My music, as well as some of the other forms I work in, are self-referential, perhaps even self-reverential, meaning they exist in a vacuum, on their own terms. Unless someone rescues them, I predict they’ve already been forgotten. I have more hope for the poems.
–Kevin Simmonds, poet and musician
I mean, you can move a rock with water or air, the rock doesn’t care. But there’s that ever-present thought when say writing a poem of, What If I’m Wrong, and I don’t mean about the poem or word choice or tone or whatever but About Everything. And I don’t think a poem or drawing can solve or simplify this, but it can detract from it, or for a short while make it so it doesn’t matter either way. I love when that happens. That’s what I miss most about creating as a child, and mourn about the adult world I pride and embarrass my life about being at odds with.
I love so much how Picasso said, “It took me … a lifetime to paint like a child,” and I’m continually trying to get back to that, to be able to create out of wonder or myself rather than as someone who is trying to make sense or use of things.
–Jon-Michael Frank, poet and illustrator
I would not have traveled so aggressively and tirelessly if I hadn’t bought a good camera, and all this roaming around has informed my writing profoundly. For me, writing is not just a mental and indoor process but an intensely physical and social procedure that includes sitting for hours on trains and buses, and freezing my nuts off as I trek through the streets of Prague or Budapest after midnight. It’s good to soak in the weather. My camera has goaded me to insert myself into ten thousand unlikely places. It has introduced me to so many fascinating faces and voices. It has allowed me to have a much deeper and more sustained intercourse with life. The world has become so much more naked to me thanks to my camera, so how can this not help my writing?
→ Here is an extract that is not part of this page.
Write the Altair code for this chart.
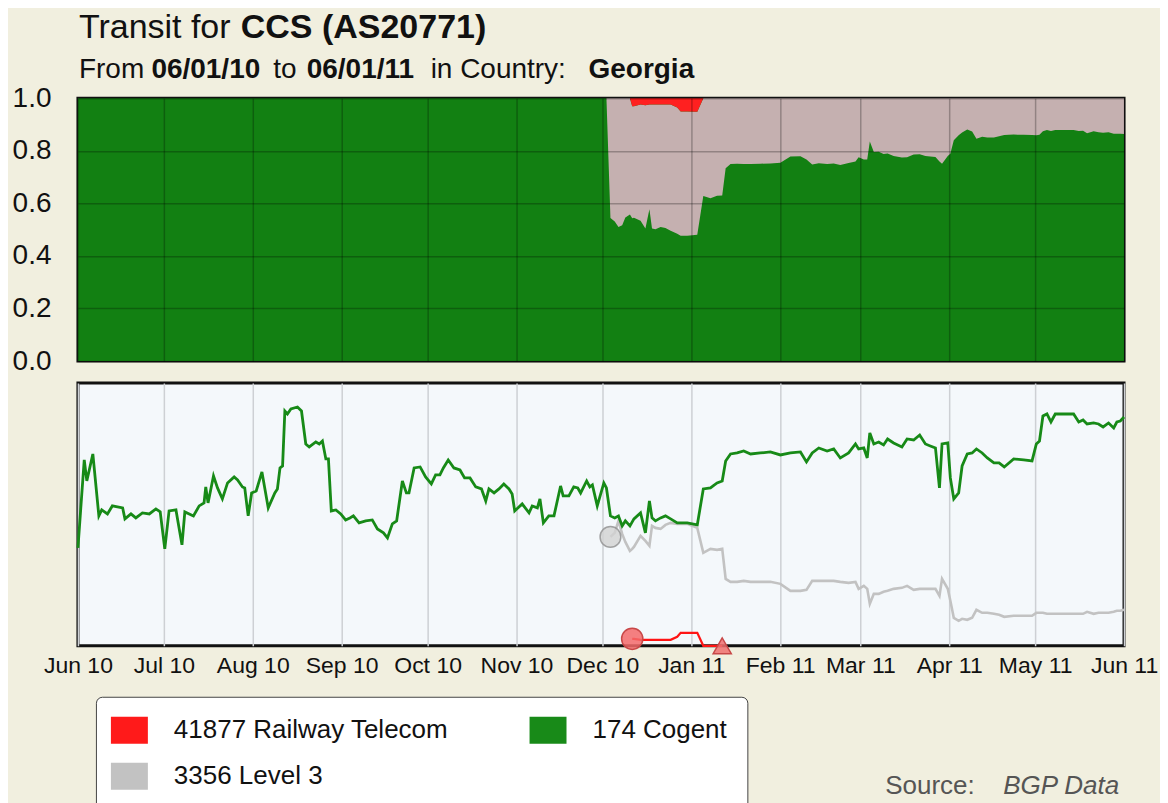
import altair as alt
import pandas as pd

FONT = "Liberation Sans"

# ---- data (days since 2010-06-01; values in relative units) ----
days = [0, 2.2, 3.1, 5.2, 7.3, 8.3, 10.3, 12, 15.6, 16.4, 18.5, 20.2, 22.5, 24.9, 27.2, 28.7, 30.3, 31.8,
        34.2, 36.3, 37.3, 40.3, 42.3, 44, 44.6, 45.4, 47.3, 48.7, 50.4, 52.2, 54.5, 55.7, 57.4, 58.2, 59.4,
        60.6, 62.2, 64.2, 66.4, 68.7, 69.6, 70.5, 71.4, 72.2, 73.1, 74.3, 76.6, 78, 79.5, 80.7, 83, 84.2,
        85.3, 86.5, 87.4, 88.4, 90, 91.7, 93.4, 94.9, 96.1, 98.1, 100.4, 102.7, 104.5, 106.6, 108, 109.7,
        111.2, 113.2, 114.6, 115.5, 117.3, 119.4, 121.3, 123.3, 124.8, 126.3, 127.5, 129.2, 131.2, 133.3,
        134.9, 136.8, 138.8, 140.8, 142.3, 143.4, 145.2, 146.9, 148.6, 150.4, 151.5, 152.4, 155, 157.4,
        158.5, 160.3, 161.2, 162.4, 164.3, 166.1, 168.4, 169.3, 171.3, 173, 174.4, 175.4, 177.5, 178.6,
        179.5, 181.2, 183.5, 184.4, 185.8, 187.3, 188.6, 189.9, 191, 192.6, 193.4, 194, 196.3, 198, 199.4,
        200.3, 201.5, 203.3, 205, 206.8, 209.1, 210.3, 212.6, 216.1, 218.2, 220.7, 223, 224.8, 226, 227.7,
        230, 232.3, 234.7, 238.1, 241.6, 245.1, 248.6, 252.1, 254.2, 256.2, 258.5, 261.4, 263.7, 266,
        268.9, 271.3, 272.4, 274.2, 275.4, 276.3, 277.7, 279.4, 281.1, 282.5, 284.6, 287.5, 289.3, 291.6,
        293.7, 295.7, 297.4, 299.2, 300.6, 301.5, 303.5, 304.4, 305.6, 307.3, 308.5, 310.3, 312, 313.5,
        315.5, 317.3, 319.6, 321.4, 323.2, 326.5, 330, 332.9, 334.4, 335.5, 336.7, 338.1, 339.5, 341,
        343.9, 347.4, 349.2, 350.7, 352.1, 354.4, 356.1, 357.7, 359.6, 361.4, 362.5, 363.7, 365]

cogent = [98, 186, 165, 192, 130, 136, 132, 140, 138, 127, 132, 128, 133, 132, 137, 134, 97, 135,
          136, 101, 134, 130, 140, 143, 159, 143, 170, 158, 147, 163, 169, 166, 159, 158, 130,
          153, 155, 174, 138, 153, 157, 178, 180, 235, 232, 237, 239, 235, 202, 199, 204, 202,
          205, 187, 187, 135, 136, 132, 126, 128, 130, 123, 125, 126, 117, 113, 108, 122,
          125, 165, 153, 153, 178, 179, 169, 162, 171, 171, 178, 186, 178, 176,
          168, 168, 159, 157, 145, 157, 153, 157, 162, 157, 152, 135, 142, 133,
          140, 138, 147, 123, 130, 130, 160, 150, 150, 159, 158, 153, 165, 159,
          161, 140, 163, 158, 130, 128, 130, 120, 125, 120, 124, 127, 133, 113, 145,
          128, 125, 128, 130, 127, 123, 123, 123, 121, 157, 158, 163, 165, 185, 192,
          193, 195, 192, 193, 194, 191, 193, 194, 184, 193, 198, 195, 197, 188,
          193, 202, 197, 198, 188, 213, 202, 204, 201, 207, 203, 199, 207, 206,
          211, 202, 200, 198, 158, 202, 203, 168, 147, 153, 180, 192, 193, 197,
          193, 188, 183, 183, 179, 187, 186, 185, 202, 205, 230, 232, 224, 232,
          232, 232, 224, 226, 222, 223, 222, 219, 223, 218, 224, 225, 229]

level3_days = [185.8, 187.3, 188.6, 189.9, 191, 192.6, 193.4, 194, 196.3, 198, 199.4, 200.3, 201.5,
               203.3, 205, 206.8, 209.1, 210.3, 212.6, 216.1, 218.2, 220.7, 223, 224.8, 226, 227.7,
               230, 232.3, 234.7, 238.1, 241.6, 245.1, 248.6, 252.1, 254.2, 256.2, 258.5, 261.4,
               263.7, 266, 268.9, 271.3, 272.4, 274.2, 275.4, 276.3, 277.7, 279.4, 281.1, 282.5,
               284.6, 287.5, 289.3, 291.6, 293.7, 295.7, 297.4, 299.2, 300.6, 301.5, 303.5, 304.4,
               305.6, 307.3, 308.5, 310.3, 312, 313.5, 315.5, 317.3, 319.6, 321.4, 323.2, 326.5,
               330, 332.9, 334.4, 335.5, 336.7, 338.1, 339.5, 341, 343.9, 347.4, 349.2, 350.7,
               352.1, 354.4, 356.1, 357.7, 359.6, 361.4, 362.5, 363.7, 365]
level3 = [109, 113, 125, 112, 104, 95, 97, 99, 110, 105, 100, 120, 118,
          117, 121, 123, 122, 122, 122, 118, 93, 97, 96, 97, 67, 64,
          64, 65, 64, 64, 64, 62, 55, 55, 56, 65, 65, 65,
          65, 64, 63, 64, 57, 60, 57, 42, 52, 52, 54, 55,
          57, 58, 60, 56, 57, 57, 57, 57, 50, 67, 57, 45,
          28, 25, 27, 26, 28, 36, 33, 33, 32, 31, 29, 30,
          30, 30, 33, 33, 33, 32, 32, 32, 32, 32, 32, 32,
          34, 32, 33, 33, 33, 34, 35, 35, 36]

railway_days = [193.4, 194, 196.3, 198, 199.4, 200.3, 201.5, 203.3, 205, 206.8, 209.1, 210.3,
                212.6, 216.1, 218.2, 220.7, 223, 224.8]
railway = [7, 7, 6, 6, 6, 6, 6, 6, 6, 6, 9, 13, 13, 13, 0, 0, 0, 0]

series_names = ["174 Cogent", "3356 Level 3", "41877 Railway Telecom"]
# legend fills column by column: column 1 = Railway, Level 3; column 2 = Cogent
legend_order = ["41877 Railway Telecom", "3356 Level 3", "174 Cogent"]
month_ticks = [(2010, 6), (2010, 7), (2010, 8), (2010, 9), (2010, 10), (2010, 11), (2010, 12),
               (2011, 1), (2011, 2), (2011, 3), (2011, 4), (2011, 5), (2011, 6)]
y_ticks = [0.0, 0.2, 0.4, 0.6, 0.8, 1.0]

# ---- tables ----
base = pd.Timestamp("2010-06-01")
wide = pd.DataFrame({"day": days, "174 Cogent": cogent})
wide["3356 Level 3"] = wide["day"].map(dict(zip(level3_days, level3)))
wide["41877 Railway Telecom"] = wide["day"].map(dict(zip(railway_days, railway)))
wide["date"] = wide["day"].map(lambda d: (base + pd.to_timedelta(d, unit="D")).strftime("%Y-%m-%dT%H:%M:%S"))
long = wide.melt(id_vars=["day", "date"], value_vars=series_names, var_name="series", value_name="value")
area_df = long.fillna({"value": 0})
line_df = long.dropna(subset=["value"]).reset_index(drop=True)

W, H = 1047, 263
tick_vals = [alt.DateTime(year=y, month=m, date=1) for (y, m) in month_ticks]
x_scale = alt.Scale(domain=[alt.DateTime(year=2010, month=6, date=1),
                            alt.DateTime(year=2011, month=6, date=1)], nice=False)

# ---- top panel: shares ----
area = alt.Chart(area_df).transform_calculate(
    ord="indexof(['174 Cogent','3356 Level 3','41877 Railway Telecom'], datum.series)"
).mark_area(interpolate="linear").encode(
    x=alt.X("date:T", scale=x_scale, title=None,
            axis=alt.Axis(values=tick_vals, labels=False, ticks=False, domain=False, grid=True,
                          gridColor="#000000", gridOpacity=0.26, gridWidth=1.5, zindex=1)),
    y=alt.Y("value:Q", stack="normalize", title=None,
            scale=alt.Scale(domain=[0, 1], nice=False),
            axis=alt.Axis(values=y_ticks, labelExpr="format(datum.value, '.1f')",
                          labelFontSize=28, labelPadding=27,
                          labelColor="#111111", labelFont=FONT, labelFlush=False,
                          ticks=False, domain=False, grid=True, gridColor="#000000",
                          gridOpacity=0.26, gridWidth=1.5, zindex=1)),
    fill=alt.Fill("series:N", scale=alt.Scale(domain=series_names,
                                              range=["#128012", "#C5B0B0", "#FF2020"]), legend=None),
    order=alt.Order("ord:Q"),
)


def label(txt, x, y, size, bold=False, italic=False, color="#111111"):
    return alt.Chart(alt.Data(values=[{}])).mark_text(
        text=txt, align="left", baseline="alphabetic", font=FONT, fontSize=size,
        fontWeight="bold" if bold else "normal", fontStyle="italic" if italic else "normal",
        color=color,
    ).encode(x=alt.value(x), y=alt.value(y))


titles = [
    label("Transit for", 1, -60, 34),
    label("CCS (AS20771)", 163, -60, 34, bold=True),
    label("From", 1, -20, 28),
    label("06/01/10", 73.5, -20, 28, bold=True),
    label("to", 195.5, -20, 28),
    label("06/01/11", 229, -20, 28, bold=True),
    label("in Country:", 353, -20, 28),
    label("Georgia", 511, -20, 28, bold=True),
]

top = alt.layer(area, *titles).properties(
    width=W, height=H,
    view=alt.ViewBackground(fill="#128012", stroke="#111111", strokeWidth=3),
)

# ---- bottom panel: counts ----
x_bottom = alt.X("date:T", scale=x_scale, title=None,
                 axis=alt.Axis(values=tick_vals, format="%b %y", labelFontSize=23, labelPadding=9,
                               labelColor="#111111", labelFont=FONT, labelFlush=False,
                               labelOverlap=False, ticks=False, domain=False, grid=True,
                               gridColor="#cdd0d4", gridWidth=1.5))
y_bottom = alt.Y("value:Q", scale=alt.Scale(domain=[0, 263], nice=False, zero=True), axis=None)

lines_base = alt.Chart(line_df)


def line_for(name, color, width):
    return lines_base.transform_filter(alt.datum.series == name).mark_line(
        color=color, strokeWidth=width, interpolate="linear"
    ).encode(x=x_bottom, y=y_bottom)


grey_line = line_for("3356 Level 3", "#c2c2c2", 2.6)
red_line = line_for("41877 Railway Telecom", "#ff1414", 2.2)
green_line = line_for("174 Cogent", "#178a17", 2.8)

ends = lines_base.transform_joinaggregate(dmin="min(day)", dmax="max(day)", groupby=["series"])
grey_start = ends.transform_filter(
    "datum.series == '3356 Level 3' && datum.day == datum.dmin"
).mark_point(shape="circle", filled=True, size=430, fill="#d2d2d2", fillOpacity=0.8,
             stroke="#8e8e8e", strokeWidth=1.5, strokeOpacity=0.8).encode(x="date:T", y="value:Q")
red_start = ends.transform_filter(
    "datum.series == '41877 Railway Telecom' && datum.day == datum.dmin"
).mark_point(shape="circle", filled=True, size=450, fill="#f36a6a", fillOpacity=0.85,
             stroke="#c84848", strokeWidth=1.5).encode(x="date:T", y="value:Q")
red_end = ends.transform_filter(
    "datum.series == '41877 Railway Telecom' && datum.day == datum.dmax"
).mark_point(shape="triangle-up", filled=True, size=330, fill="#f07070", fillOpacity=0.85,
             stroke="#c84848", strokeWidth=1.5).encode(x="date:T", y="value:Q")

legend_carrier = lines_base.mark_square(size=0, opacity=0).encode(
    x="date:T", y="value:Q",
    color=alt.Color("series:N",
                    scale=alt.Scale(domain=legend_order, range=["#ff1a1a", "#c2c2c2", "#188a18"]),
                    legend=alt.Legend(
                        title=None, orient="none", legendX=18, legendY=314, columns=2,
                        symbolType="M-1.37,-1H1.37V1H-1.37Z", symbolSize=729,
                        symbolOpacity=1, symbolStrokeWidth=0,
                        labelFont=FONT, labelFontSize=26, labelColor="#111111", labelOffset=31,
                        labelLimit=500, columnPadding=81, rowPadding=19, padding=20,
                        fillColor="#ffffff", strokeColor="#444444", cornerRadius=6,
                    )),
)

source = [
    label("Source:", 808, 411, 26, color="#555555"),
    label("BGP Data", 926, 411, 26, italic=True, color="#555555"),
]

bottom = alt.layer(grey_line, red_line, green_line, grey_start, red_start, red_end,
                   legend_carrier, *source).properties(
    width=W, height=H,
    view=alt.ViewBackground(fill="#F4F8FB", stroke="#111111", strokeWidth=3),
)

chart = alt.vconcat(top, bottom, spacing=4).resolve_scale(
    color="independent", fill="independent"
).resolve_legend(color="independent").properties(
    padding={"left": 2, "top": 1, "right": 0, "bottom": 0},
    background="#F1EFDF",
).configure(font=FONT)

chart.save("out.html", embed_options={"renderer": "svg", "actions": False})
The plastic arts will decay or be physically obliterated. As for literature: Since language is not static but evolves constantly, any literary work is well on its way to becoming obsolete, thus incomprehensible, as soon as it is made, for meaning is always being leeched from it. Still, I’m grateful for each significant glimpse. Two syllables can balm or anchor a life.
–Linh Dinh, poet and photographer
Because I am able to work in different mediums, I always have to ask myself whether the medium I’ve chosen is the best one for the project. Like, “Should this thing I’m writing be turned into a comic? Or should it have illustrations? Does it work best without images?” I think having to answer that makes me consider what I’m doing and helps me understand my goals.
It’s like the difference between telling a story to one friend and then another. It’s the same “me” talking to both people, and it’s the same story, but it is filtered through the interests and experiences that I share with whoever I’m talking to. Maybe with one friend we share a special shorthand for certain things, and with another I leave out certain things so I can reveal them later for dramatic effect. Maybe another friend laughs very easily, so my story becomes funnier simply by hitting her ears. I guess, for all my work, I’m doing it for myself but with the explicit hope that other people will see it and maybe someone else will identify with it. Also for the money.